What does political interference in monetary policy look like? It’s when inflation rises above the policy rate, growth hits a record high, peers embark on a tightening cycle -- but a central bank decides to cut interest rates because the president has demanded it.
The only analyst to predict a rate cut was Ibrahim Aksoy, the Istanbul-based chief economist at HSBC Asset Management Turkey. Aksoy, who ranks first among forecasters of Turkish rate decisions in two years of Bloomberg surveys, penciled in a rate cut of 50 basis points because of the governor’s recent emphasis on core and expected inflation. “In case of a surprise rate cut, the dollar/lira pair may test the record high level at 8.80,” he said before the decision.

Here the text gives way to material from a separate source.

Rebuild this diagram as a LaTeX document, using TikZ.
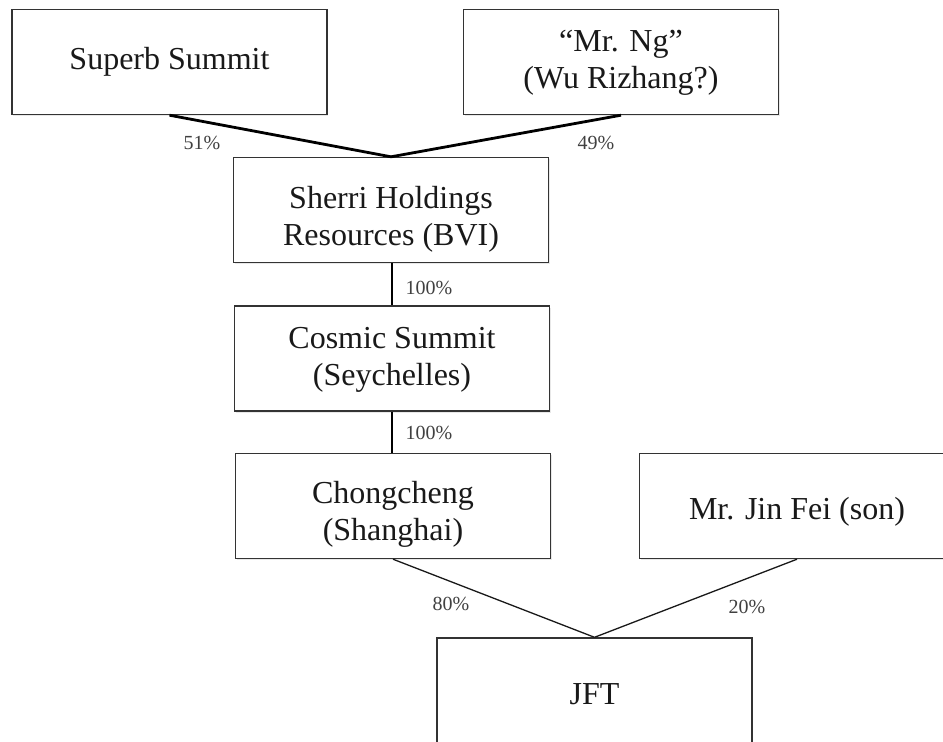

Cutting now risks further turbulence for the lira, which has already weakened more than 16% against the dollar since the governor took over on March 20. Investors frequently criticized the central bank for being too quick to undo tightening and too slow to respond to risks, most recently in August 2018 when the lira lost about a quarter of its value.
The currency fell to a fresh record low against the dollar and was trading 1.1% lower at 8.7537 at 2:25 p.m. local time.
The Borsa Istanbul 100 Index reversed earlier gains to drop as much as 0.9% and was trading 0.4% lower as of 2:56 p.m. The yield on 10-year government bonds surged by the most since central bank’s previous governor was ousted on March 22.